No quiero hablar de política. Ya no. Pero una persona amable, a quien podríamos definir como “un uribista de buena fe”, acaba de preguntarme qué pienso de lo que ha estado pasando en el país en estas últimas semanas. Yo, para decir verdad, no he sabido qué pensar. Y eso es lo primero que le digo. Después, ante un silencio que se vuelve una mirada que no sabe a dónde ir, agrego las cosas que se me ocurren en estos casos: que seguro todos esos presidentes gritan por algo que no entendemos del todo; que uno nunca tiene ni idea de qué está detrás de las noticias (que uno, en otras palabras, nunca sabe bien qué está diciendo en esos casos) pero que lo más probable es que al final todo tenga que ver con algo de dinero; porque la política se convirtió, en algún giro de la trama, en el arte de fingir que no se trata de un problema de plata.
Le cuento, entonces, que
hubo una vez en que me pareció bien opinar sobre las barbaridades del gobierno.
Y que estas columnas se me fueron, en los meses de la primera reelección, en la
denuncia de un peligrosísimo discurso (un discurso amañado, violento,
escalofriante, que resuelve en el lenguaje cuestiones que un estado tendría que
resolver en la realidad) que logró convertir a los contradictores en enemigos,
a los opositores en incompetentes y a los indecisos en amigos del terrorismo.
Era lo que pensaba. Es lo que pienso. Pero un día me di cuenta de que lo único
que estaba haciendo, al hablar de política, era lavar unas culpas que no tenía
por qué tener, alcanzar la gloria de enfurecer a los uribistas y confirmarles a
los antiuribistas lo que tenían tan claro, como si se tratara de servirles una
comida que no alimenta sino engorda. Nada cambia, me di cuenta, con una columna
sobre política. Nada. Cada quién se queda firme en su esquina. Así que lo
mejor, pensé, es volver al principio: a escribir textos que acompañen, en
verdad, a quien los lea: a que las frases en la mente de los lectores, al final
de estos “lugares comunes”, sean “esto lo he vivido”, “esto lo he sentido”,
“esto lo he pensado”.
Lanzo, desde ese momento, una serie de frases
sueltas que darán, por poco, en el blanco: que, si se tiene en cuenta que nuestra
historia es la de un pueblo abandonado por la ley, es increíble que no se hayan
filmado acá más películas de vaqueros; que daría la impresión de que aquí todo
el mundo es de izquierda en la teoría pero de derecha en la práctica; que en
estos días todos los colombianos, incluso los que no logramos olvidar los
peores gestos de los pasados seis años de gobierno, estuvimos de acuerdo en que
la gente de afuera está todavía más desinformada que nosotros; que las cosas
serían mucho más fáciles, sin duda menos extrañas, si Uribe llamara “matreros”

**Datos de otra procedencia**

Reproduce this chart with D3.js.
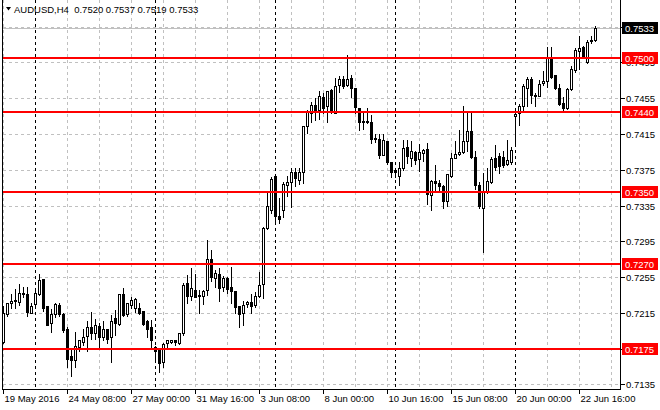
<!DOCTYPE html>
<html><head><meta charset="utf-8">
<script src="https://cdn.jsdelivr.net/npm/d3@7"></script>
<style>html,body{margin:0;padding:0;background:#fff;}svg{display:block;}</style>
</head><body>
<svg id="c" width="660" height="410"></svg>
<script>
// ---- data ----
const symbol = "AUDUSD,H4";
const startTime = "2016-05-19T16:00:00";   // first H4 bar
const opens = [0.7182,0.7214,0.7226,0.7228,0.7227,0.7236,0.7236,0.7215,0.7225,0.7236,
0.7253,0.7223,0.7204,0.7214,0.7224,0.7214,0.7197,0.7167,0.7162,0.7177,
0.7183,0.7189,0.7199,0.7192,0.7200,0.7188,0.7197,0.7188,0.7209,0.7203,
0.7236,0.7214,0.7224,0.7220,0.7221,0.7217,0.7206,0.7199,0.7177,0.7173,
0.7160,0.7181,0.7183,0.7185,0.7181,0.7192,0.7248,0.7234,0.7241,0.7234,
0.7234,0.7241,0.7275,0.7254,0.7259,0.7244,0.7254,0.7244,0.7240,0.7223,
0.7215,0.7225,0.7227,0.7224,0.7234,0.7247,0.7310,0.7330,0.7368,0.7323,
0.7330,0.7358,0.7361,0.7372,0.7364,0.7373,0.7424,0.7438,0.7447,0.7442,
0.7456,0.7446,0.7464,0.7439,0.7470,0.7477,0.7470,0.7478,0.7466,0.7444,
0.7430,0.7430,0.7429,0.7411,0.7409,0.7392,0.7407,0.7384,0.7375,0.7368,
0.7377,0.7400,0.7388,0.7395,0.7387,0.7394,0.7398,0.7347,0.7363,0.7360,
0.7357,0.7340,0.7368,0.7388,0.7393,0.7395,0.7407,0.7418,0.7389,0.7358,
0.7332,0.7350,0.7361,0.7388,0.7390,0.7389,0.7381,0.7384,0.7435,0.7438,
0.7446,0.7467,0.7477,0.7459,0.7458,0.7472,0.7474,0.7500,0.7481,0.7467,
0.7450,0.7444,0.7465,0.7487,0.7508,0.7512,0.7496,0.7520,0.7520];
const highs = [0.7224,0.7227,0.7237,0.7243,0.7249,0.7245,0.7245,0.7227,0.7244,0.7260,
0.7253,0.7224,0.7220,0.7227,0.7227,0.7216,0.7200,0.7177,0.7195,0.7186,
0.7198,0.7207,0.7217,0.7209,0.7205,0.7207,0.7198,0.7214,0.7219,0.7237,
0.7244,0.7227,0.7234,0.7233,0.7227,0.7217,0.7208,0.7208,0.7179,0.7175,
0.7183,0.7186,0.7186,0.7186,0.7193,0.7250,0.7258,0.7266,0.7260,0.7242,
0.7242,0.7298,0.7287,0.7264,0.7266,0.7257,0.7256,0.7268,0.7240,0.7224,
0.7230,0.7229,0.7237,0.7239,0.7262,0.7312,0.7350,0.7368,0.7369,0.7345,
0.7363,0.7369,0.7378,0.7378,0.7378,0.7425,0.7443,0.7452,0.7456,0.7464,
0.7462,0.7464,0.7466,0.7479,0.7481,0.7481,0.7504,0.7482,0.7468,0.7445,
0.7441,0.7445,0.7437,0.7416,0.7416,0.7416,0.7408,0.7385,0.7377,0.7385,
0.7410,0.7410,0.7408,0.7397,0.7405,0.7399,0.7406,0.7365,0.7381,0.7365,
0.7359,0.7371,0.7395,0.7408,0.7421,0.7447,0.7440,0.7440,0.7397,0.7363,
0.7373,0.7378,0.7390,0.7404,0.7395,0.7397,0.7410,0.7402,0.7442,0.7450,
0.7472,0.7480,0.7480,0.7462,0.7476,0.7487,0.7513,0.7513,0.7482,0.7472,
0.7457,0.7468,0.7492,0.7512,0.7526,0.7515,0.7521,0.7526,0.7537];
const lows = [0.7181,0.7212,0.7220,0.7220,0.7224,0.7233,0.7211,0.7215,0.7224,0.7235,
0.7217,0.7202,0.7194,0.7210,0.7212,0.7194,0.7155,0.7144,0.7155,0.7172,
0.7179,0.7172,0.7186,0.7186,0.7177,0.7185,0.7181,0.7160,0.7190,0.7202,
0.7212,0.7212,0.7220,0.7216,0.7214,0.7202,0.7188,0.7176,0.7161,0.7149,
0.7155,0.7175,0.7181,0.7179,0.7180,0.7190,0.7226,0.7229,0.7233,0.7215,
0.7225,0.7235,0.7251,0.7244,0.7228,0.7240,0.7237,0.7226,0.7215,0.7199,
0.7202,0.7222,0.7215,0.7222,0.7233,0.7232,0.7309,0.7327,0.7314,0.7315,
0.7322,0.7346,0.7333,0.7357,0.7359,0.7360,0.7416,0.7429,0.7431,0.7432,
0.7438,0.7429,0.7439,0.7438,0.7462,0.7466,0.7469,0.7456,0.7438,0.7419,
0.7421,0.7427,0.7405,0.7406,0.7388,0.7391,0.7381,0.7367,0.7367,0.7358,
0.7375,0.7383,0.7379,0.7381,0.7374,0.7385,0.7337,0.7330,0.7352,0.7352,
0.7332,0.7334,0.7367,0.7388,0.7392,0.7394,0.7396,0.7388,0.7353,0.7332,
0.7283,0.7349,0.7360,0.7375,0.7371,0.7378,0.7380,0.7382,0.7404,0.7425,
0.7440,0.7446,0.7450,0.7446,0.7457,0.7470,0.7468,0.7478,0.7465,0.7447,
0.7442,0.7443,0.7464,0.7484,0.7488,0.7500,0.7494,0.7517,0.7519];
const closes = [0.7215,0.7226,0.7228,0.7229,0.7237,0.7237,0.7216,0.7223,0.7237,0.7252,
0.7221,0.7202,0.7214,0.7225,0.7214,0.7196,0.7163,0.7162,0.7178,0.7185,
0.7188,0.7199,0.7193,0.7201,0.7188,0.7197,0.7186,0.7206,0.7204,0.7236,
0.7213,0.7226,0.7229,0.7231,0.7215,0.7203,0.7197,0.7185,0.7172,0.7159,
0.7180,0.7185,0.7185,0.7182,0.7192,0.7246,0.7234,0.7243,0.7233,0.7235,
0.7240,0.7275,0.7255,0.7260,0.7243,0.7254,0.7242,0.7239,0.7222,0.7214,
0.7224,0.7227,0.7223,0.7234,0.7246,0.7310,0.7334,0.7365,0.7323,0.7320,
0.7359,0.7361,0.7372,0.7366,0.7373,0.7424,0.7440,0.7447,0.7441,0.7457,
0.7444,0.7463,0.7441,0.7469,0.7477,0.7469,0.7477,0.7466,0.7445,0.7429,
0.7428,0.7428,0.7410,0.7409,0.7392,0.7408,0.7384,0.7373,0.7373,0.7377,
0.7399,0.7390,0.7396,0.7386,0.7395,0.7397,0.7348,0.7362,0.7360,0.7357,
0.7340,0.7370,0.7388,0.7393,0.7395,0.7407,0.7418,0.7389,0.7358,0.7334,
0.7350,0.7362,0.7387,0.7378,0.7379,0.7380,0.7386,0.7397,0.7437,0.7446,
0.7469,0.7476,0.7459,0.7457,0.7471,0.7474,0.7500,0.7479,0.7467,0.7449,
0.7444,0.7465,0.7488,0.7509,0.7511,0.7501,0.7518,0.7519,0.7533];
const levels = [0.7500, 0.7440, 0.7350, 0.7270, 0.7175];
const priceTicks = [0.7135,0.7175,0.7215,0.7255,0.7295,0.7335,0.7375,0.7415,0.7455,0.7495,0.7535];
const timeTickLabels = ["19 May 2016","24 May 08:00","27 May 00:00","31 May 16:00","3 Jun 08:00",
                        "8 Jun 00:00","10 Jun 16:00","15 Jun 08:00","20 Jun 00:00","22 Jun 16:00"];

// ---- times of bars (H4, weekdays only) ----
const times = [];
{ let t = new Date(startTime);
  while (times.length < opens.length) {
    const d = t.getDay();
    if (d !== 0 && d !== 6) times.push(new Date(t));
    t = new Date(t.getTime() + 4*3600*1000);
  } }
const bars = opens.map((o,i)=>({i, t: times[i], o, h: highs[i], l: lows[i], c: closes[i]}));

// ---- layout ----
const svg = d3.select("#c");
const FONT = "Liberation Sans, Arial, sans-serif";
const PL = 2.5, PR = 620.5, PB = 389.5, PT = 0;
const x = d3.scaleLinear().domain([0, bars.length-1]).range([3.5, 3.5 + 4*(bars.length-1)]);
const y = d3.scaleLinear().domain([0.7175, 0.7500]).range([348.7, 58]);
const py = v => Math.round(y(v)) + 0.5;

const g = svg.append("g").attr("shape-rendering","crispEdges");

// horizontal grid
g.selectAll(".hg").data(priceTicks).join("line")
  .attr("x1", PL).attr("x2", PR).attr("y1", d=>py(d)).attr("y2", d=>py(d))
  .attr("stroke","#c0c0c0").attr("stroke-dasharray","3,3");
// vertical grid every 8 bars
const vgrid = d3.range(0, 153, 8);
g.selectAll(".vg").data(vgrid).join("line")
  .attr("x1", d=>x(d)).attr("x2", d=>x(d)).attr("y1", PT).attr("y2", PB)
  .attr("stroke","#c0c0c0").attr("stroke-dasharray","3,3");
// weekly separators (Monday 00:00)
const seps = bars.filter(b => b.t.getDay()===1 && b.t.getHours()===0);
g.selectAll(".sep").data(seps).join("line")
  .attr("x1", d=>x(d.i)).attr("x2", d=>x(d.i)).attr("y1", PT).attr("y2", PB)
  .attr("stroke","#000").attr("stroke-dasharray","3,3");

// bid line
const last = bars[bars.length-1];
g.append("line").attr("x1",PL).attr("x2",PR).attr("y1",py(last.c)).attr("y2",py(last.c))
  .attr("stroke","#c0c0c0");

// candles
const cg = g.append("g");
cg.selectAll(".wick").data(bars).join("line")
  .attr("x1", d=>x(d.i)).attr("x2", d=>x(d.i))
  .attr("y1", d=>py(d.h)).attr("y2", d=>py(d.l)).attr("stroke","#000");
cg.selectAll(".body").data(bars).join("rect")
  .attr("x", d=>x(d.i)-1).attr("width", 2)
  .attr("y", d=>py(Math.max(d.o,d.c)))
  .attr("height", d=>Math.max(0, py(Math.min(d.o,d.c)) - py(Math.max(d.o,d.c))))
  .attr("fill", d=> d.c >= d.o ? "#fff" : "#000").attr("stroke","#000");

// level lines
g.selectAll(".lvl").data(levels).join("line")
  .attr("x1", PL).attr("x2", PR).attr("y1", d=>Math.round(y(d))).attr("y2", d=>Math.round(y(d)))
  .attr("stroke","#ff0000").attr("stroke-width",2);

// frame
g.append("line").attr("x1",PL).attr("x2",PL).attr("y1",PT).attr("y2",PB).attr("stroke","#000");
g.append("line").attr("x1",PR).attr("x2",PR).attr("y1",PT).attr("y2",PB).attr("stroke","#000");
g.append("line").attr("x1",PL).attr("x2",PR).attr("y1",PB).attr("y2",PB).attr("stroke","#000");

// right price axis
const ax = svg.append("g");
ax.selectAll(".pt").data(priceTicks.filter(v => y(v) < PB && y(v) > 10)).join("g").each(function(d){
  const s = d3.select(this);
  s.append("line").attr("x1",PR).attr("x2",PR+4).attr("y1",py(d)).attr("y2",py(d))
   .attr("stroke","#000").attr("shape-rendering","crispEdges");
  s.append("text").attr("x",626).attr("y",py(d)+3.5).attr("font-family",FONT).attr("font-size","9.5px")
   .attr("fill","#000").text(d3.format(".4f")(d));
});
function tag(v, bg){
  const yy = Math.round(y(v));
  ax.append("rect").attr("x",622).attr("y",yy-6).attr("width",36).attr("height",12)
    .attr("fill",bg).attr("shape-rendering","crispEdges");
  ax.append("text").attr("x",625).attr("y",yy+3.5).attr("font-family",FONT).attr("font-size","9.5px")
    .attr("fill","#fff").text(d3.format(".4f")(v));
}
levels.forEach(v => tag(v, "#ff0000"));
tag(last.c, "#000");

// time axis
const tt = d3.range(0, bars.length, 16);
ax.selectAll(".tt").data(tt).join("g").each(function(d,k){
  const s = d3.select(this);
  s.append("line").attr("x1",x(d)).attr("x2",x(d)).attr("y1",PB).attr("y2",PB+4)
   .attr("stroke","#000").attr("shape-rendering","crispEdges");
  s.append("text").attr("x",x(d)+1).attr("y",402).attr("font-family",FONT).attr("font-size","9.5px")
   .attr("fill","#000").text(timeTickLabels[k]);
});

// title
svg.append("path").attr("d","M6,7 L11,7 L8.5,10.5 Z").attr("fill","#000");
svg.append("text").attr("x",14).attr("y",13).attr("font-family",FONT).attr("font-size","9.5px")
  .attr("fill","#000").attr("xml:space","preserve")
  .text(symbol + "  " + [last.o,last.h,last.l,last.c].map(d3.format(".4f")).join(" "));
</script>
</body></html>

a todos los bandidos del país; que quizás estos días le hayan enseñado al
presidente, como a un niño, cómo se ve de feo un presidente maldiciendo, cómo
está de mal inventarse enemigos para ganarse a los más frágiles, cómo es de
desagradable una persona que se rehúsa a abandonar su lugar en la pirámide del
poder: parece un hombre condenado a ser un títere.
El uribista de buena fe asiente un
par de veces. Y entonces me pone en evidencia: “o sea que no tiene claro qué
piensa”, me dice.
Y yo me encojo de hombros. Dejo de contener la respiración. Y le digo que tiene toda la razón. Que el otro día, hablando con mi profesor de siempre, descubrí que estoy del lado de los que no maten ni sometan ni intimiden ni torturen ni secuestren. Que no soy neutral, no, pues no creo que nadie pueda serlo. Pero que, tal vez por haberme dedicado al oficio de las ficciones, tal vez porque todos los relatos enseñan a relativizar, a poner en duda, a no casarse con una sola idea, me queda muy difícil matricularme en algún “ismo”, me producen desconfianza los que no pueden creer que alguien opine lo contrario, me cuesta mucho pensar que exista un hombre extraordinario. La verdad es que no me siento ni bien ni mal por mi actitud de estos días. Y que sin embargo reconozco que no existe nada peor que el desapego, nada más aburrido, a la hora de hablar de política.